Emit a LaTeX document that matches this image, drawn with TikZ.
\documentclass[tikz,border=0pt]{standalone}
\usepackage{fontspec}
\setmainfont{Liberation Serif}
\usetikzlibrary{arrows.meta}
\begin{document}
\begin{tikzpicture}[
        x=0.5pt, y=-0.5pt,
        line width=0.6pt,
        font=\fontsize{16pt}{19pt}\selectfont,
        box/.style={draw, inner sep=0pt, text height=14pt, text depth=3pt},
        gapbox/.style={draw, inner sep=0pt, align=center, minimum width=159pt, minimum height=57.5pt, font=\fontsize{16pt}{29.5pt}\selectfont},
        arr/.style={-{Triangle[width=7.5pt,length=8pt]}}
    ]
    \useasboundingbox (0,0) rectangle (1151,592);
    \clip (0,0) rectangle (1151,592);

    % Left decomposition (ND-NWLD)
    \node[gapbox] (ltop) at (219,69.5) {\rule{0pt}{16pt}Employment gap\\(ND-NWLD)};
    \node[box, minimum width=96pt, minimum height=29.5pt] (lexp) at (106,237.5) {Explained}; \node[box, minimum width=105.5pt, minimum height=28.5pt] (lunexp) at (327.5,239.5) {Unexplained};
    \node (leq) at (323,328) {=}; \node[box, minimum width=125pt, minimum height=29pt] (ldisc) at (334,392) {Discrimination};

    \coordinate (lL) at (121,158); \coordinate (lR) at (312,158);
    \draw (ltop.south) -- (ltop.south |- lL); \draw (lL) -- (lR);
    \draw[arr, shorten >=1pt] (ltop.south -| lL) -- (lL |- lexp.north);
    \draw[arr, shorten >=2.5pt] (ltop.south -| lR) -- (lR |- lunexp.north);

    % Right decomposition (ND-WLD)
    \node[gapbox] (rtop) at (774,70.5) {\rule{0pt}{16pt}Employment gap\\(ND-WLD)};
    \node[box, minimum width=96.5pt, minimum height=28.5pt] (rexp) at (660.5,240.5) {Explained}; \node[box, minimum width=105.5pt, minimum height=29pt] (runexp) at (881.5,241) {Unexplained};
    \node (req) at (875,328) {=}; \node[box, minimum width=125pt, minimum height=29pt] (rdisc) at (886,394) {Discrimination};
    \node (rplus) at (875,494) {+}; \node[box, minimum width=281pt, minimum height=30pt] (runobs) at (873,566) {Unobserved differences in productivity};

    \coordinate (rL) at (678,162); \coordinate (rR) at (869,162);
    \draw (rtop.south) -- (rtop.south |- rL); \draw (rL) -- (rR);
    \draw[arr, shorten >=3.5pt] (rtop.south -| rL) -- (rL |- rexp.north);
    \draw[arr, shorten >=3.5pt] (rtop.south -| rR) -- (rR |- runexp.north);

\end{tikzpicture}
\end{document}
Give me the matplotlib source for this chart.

■ Stated exercise ■
Return the lines above precisely as they appear, beginning at the first line and ending at the line with "(lR |- lunexp.north);", and nothing after it.

■ Output of the task ■
Emit a LaTeX document that matches this image, drawn with TikZ.
\documentclass[tikz,border=0pt]{standalone}
\usepackage{fontspec}
\setmainfont{Liberation Serif}
\usetikzlibrary{arrows.meta}
\begin{document}
\begin{tikzpicture}[
        x=0.5pt, y=-0.5pt,
        line width=0.6pt,
        font=\fontsize{16pt}{19pt}\selectfont,
        box/.style={draw, inner sep=0pt, text height=14pt, text depth=3pt},
        gapbox/.style={draw, inner sep=0pt, align=center, minimum width=159pt, minimum height=57.5pt, font=\fontsize{16pt}{29.5pt}\selectfont},
        arr/.style={-{Triangle[width=7.5pt,length=8pt]}}
    ]
    \useasboundingbox (0,0) rectangle (1151,592);
    \clip (0,0) rectangle (1151,592);

    % Left decomposition (ND-NWLD)
    \node[gapbox] (ltop) at (219,69.5) {\rule{0pt}{16pt}Employment gap\\(ND-NWLD)};
    \node[box, minimum width=96pt, minimum height=29.5pt] (lexp) at (106,237.5) {Explained}; \node[box, minimum width=105.5pt, minimum height=28.5pt] (lunexp) at (327.5,239.5) {Unexplained};
    \node (leq) at (323,328) {=}; \node[box, minimum width=125pt, minimum height=29pt] (ldisc) at (334,392) {Discrimination};

    \coordinate (lL) at (121,158); \coordinate (lR) at (312,158);
    \draw (ltop.south) -- (ltop.south |- lL); \draw (lL) -- (lR);
    \draw[arr, shorten >=1pt] (ltop.south -| lL) -- (lL |- lexp.north);
    \draw[arr, shorten >=2.5pt] (ltop.south -| lR) -- (lR |- lunexp.north);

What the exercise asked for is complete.